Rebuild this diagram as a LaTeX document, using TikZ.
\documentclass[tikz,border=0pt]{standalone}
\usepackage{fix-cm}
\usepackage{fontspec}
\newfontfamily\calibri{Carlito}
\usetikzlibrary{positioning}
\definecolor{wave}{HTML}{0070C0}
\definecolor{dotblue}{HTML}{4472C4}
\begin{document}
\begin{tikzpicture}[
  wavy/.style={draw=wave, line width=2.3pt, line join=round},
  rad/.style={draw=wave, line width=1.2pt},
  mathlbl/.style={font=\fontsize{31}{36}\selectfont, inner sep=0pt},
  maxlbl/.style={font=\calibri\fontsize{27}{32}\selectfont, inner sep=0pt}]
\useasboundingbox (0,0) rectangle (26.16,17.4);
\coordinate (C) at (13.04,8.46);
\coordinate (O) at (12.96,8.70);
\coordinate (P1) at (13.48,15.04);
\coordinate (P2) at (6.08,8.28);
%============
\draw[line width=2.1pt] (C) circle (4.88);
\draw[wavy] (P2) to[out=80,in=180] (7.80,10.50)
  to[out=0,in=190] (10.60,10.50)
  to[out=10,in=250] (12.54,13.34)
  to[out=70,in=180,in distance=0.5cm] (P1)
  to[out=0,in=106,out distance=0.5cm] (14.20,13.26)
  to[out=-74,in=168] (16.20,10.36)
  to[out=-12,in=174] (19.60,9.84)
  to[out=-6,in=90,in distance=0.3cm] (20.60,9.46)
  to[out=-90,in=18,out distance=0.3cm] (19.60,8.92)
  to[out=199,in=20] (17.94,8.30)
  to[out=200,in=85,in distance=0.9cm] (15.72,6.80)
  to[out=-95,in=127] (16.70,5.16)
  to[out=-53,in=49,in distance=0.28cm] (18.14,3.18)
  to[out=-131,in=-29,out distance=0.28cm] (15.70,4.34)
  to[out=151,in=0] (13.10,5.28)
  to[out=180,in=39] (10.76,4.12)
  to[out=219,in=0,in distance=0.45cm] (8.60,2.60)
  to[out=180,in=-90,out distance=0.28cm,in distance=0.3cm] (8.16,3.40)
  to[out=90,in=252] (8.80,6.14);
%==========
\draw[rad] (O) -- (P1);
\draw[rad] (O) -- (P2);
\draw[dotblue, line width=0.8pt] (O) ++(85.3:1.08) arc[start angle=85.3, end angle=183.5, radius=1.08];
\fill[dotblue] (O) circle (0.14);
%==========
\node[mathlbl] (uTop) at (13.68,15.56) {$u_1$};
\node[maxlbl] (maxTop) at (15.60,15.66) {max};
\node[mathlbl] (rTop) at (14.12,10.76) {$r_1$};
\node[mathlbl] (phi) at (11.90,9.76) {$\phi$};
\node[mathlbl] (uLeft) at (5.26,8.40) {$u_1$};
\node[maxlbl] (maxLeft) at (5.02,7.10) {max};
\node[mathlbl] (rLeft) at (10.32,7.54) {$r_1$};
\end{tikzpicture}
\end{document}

---

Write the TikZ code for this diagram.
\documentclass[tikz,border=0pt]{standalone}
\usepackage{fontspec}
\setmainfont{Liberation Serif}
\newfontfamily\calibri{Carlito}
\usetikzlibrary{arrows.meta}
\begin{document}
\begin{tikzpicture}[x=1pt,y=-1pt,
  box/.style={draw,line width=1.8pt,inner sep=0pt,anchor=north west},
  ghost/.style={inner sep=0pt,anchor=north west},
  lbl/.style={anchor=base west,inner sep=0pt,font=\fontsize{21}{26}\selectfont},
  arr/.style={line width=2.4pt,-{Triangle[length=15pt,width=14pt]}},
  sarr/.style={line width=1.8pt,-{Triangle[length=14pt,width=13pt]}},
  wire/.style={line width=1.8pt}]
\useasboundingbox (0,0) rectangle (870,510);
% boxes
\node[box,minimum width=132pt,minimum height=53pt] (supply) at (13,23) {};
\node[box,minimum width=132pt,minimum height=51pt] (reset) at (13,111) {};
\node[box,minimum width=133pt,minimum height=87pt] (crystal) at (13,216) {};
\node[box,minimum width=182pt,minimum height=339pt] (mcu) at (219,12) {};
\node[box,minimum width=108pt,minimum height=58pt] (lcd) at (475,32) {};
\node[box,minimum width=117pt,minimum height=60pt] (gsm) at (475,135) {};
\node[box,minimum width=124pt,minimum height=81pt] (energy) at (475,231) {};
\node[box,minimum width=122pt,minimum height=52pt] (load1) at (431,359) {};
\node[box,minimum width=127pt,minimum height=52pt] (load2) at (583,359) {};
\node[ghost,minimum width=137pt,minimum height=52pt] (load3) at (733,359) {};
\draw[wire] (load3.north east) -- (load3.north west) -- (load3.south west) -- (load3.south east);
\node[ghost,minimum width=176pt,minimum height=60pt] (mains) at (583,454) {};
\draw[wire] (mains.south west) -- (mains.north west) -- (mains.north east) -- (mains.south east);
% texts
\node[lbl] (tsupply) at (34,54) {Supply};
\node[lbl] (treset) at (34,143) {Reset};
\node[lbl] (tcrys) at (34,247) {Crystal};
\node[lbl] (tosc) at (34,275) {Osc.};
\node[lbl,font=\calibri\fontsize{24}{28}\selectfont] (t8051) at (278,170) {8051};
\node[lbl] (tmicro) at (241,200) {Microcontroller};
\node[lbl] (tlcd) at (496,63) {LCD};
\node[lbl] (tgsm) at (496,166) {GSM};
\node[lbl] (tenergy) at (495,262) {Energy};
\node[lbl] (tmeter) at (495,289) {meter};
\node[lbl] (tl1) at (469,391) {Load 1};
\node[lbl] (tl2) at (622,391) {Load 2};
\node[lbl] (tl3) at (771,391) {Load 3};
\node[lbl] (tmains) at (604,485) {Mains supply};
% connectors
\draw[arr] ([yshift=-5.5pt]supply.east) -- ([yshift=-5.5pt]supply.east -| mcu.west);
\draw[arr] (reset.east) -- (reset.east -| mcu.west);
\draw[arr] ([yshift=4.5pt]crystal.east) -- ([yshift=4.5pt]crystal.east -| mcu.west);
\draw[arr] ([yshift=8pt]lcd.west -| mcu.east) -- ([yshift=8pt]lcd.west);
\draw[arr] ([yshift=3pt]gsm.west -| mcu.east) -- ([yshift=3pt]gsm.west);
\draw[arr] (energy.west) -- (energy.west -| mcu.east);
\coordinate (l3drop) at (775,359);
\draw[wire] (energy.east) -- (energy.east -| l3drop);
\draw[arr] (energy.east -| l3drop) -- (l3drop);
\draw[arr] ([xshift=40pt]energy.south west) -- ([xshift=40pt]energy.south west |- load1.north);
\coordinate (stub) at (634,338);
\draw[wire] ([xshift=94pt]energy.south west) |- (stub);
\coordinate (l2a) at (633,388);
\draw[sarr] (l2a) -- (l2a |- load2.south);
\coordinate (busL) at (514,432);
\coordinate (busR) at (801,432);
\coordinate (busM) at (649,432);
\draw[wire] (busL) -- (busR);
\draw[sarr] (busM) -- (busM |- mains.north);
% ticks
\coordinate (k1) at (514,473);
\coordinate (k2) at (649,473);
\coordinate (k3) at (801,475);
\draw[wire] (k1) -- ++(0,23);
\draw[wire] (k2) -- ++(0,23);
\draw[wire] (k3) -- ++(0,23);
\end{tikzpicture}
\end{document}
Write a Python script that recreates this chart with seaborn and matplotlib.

--

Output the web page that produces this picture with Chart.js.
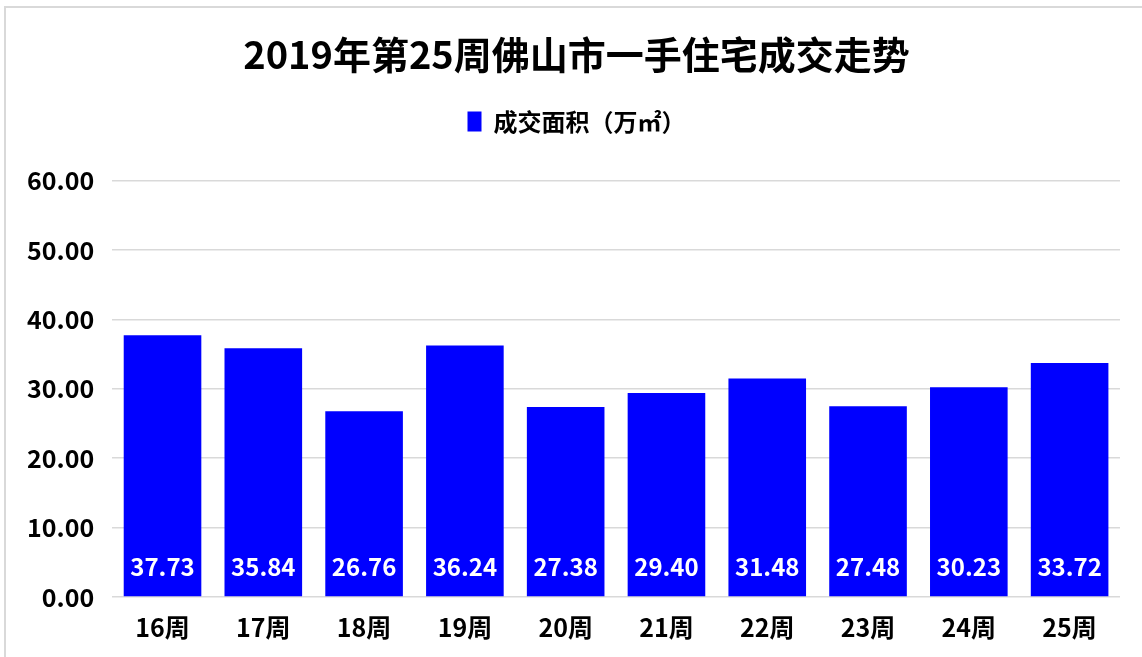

JOB >> Show every line where the string "diagram" appears.

WRITTEN SOLUTION >>
Rebuild this diagram as a LaTeX document, using TikZ.
Write the TikZ code for this diagram.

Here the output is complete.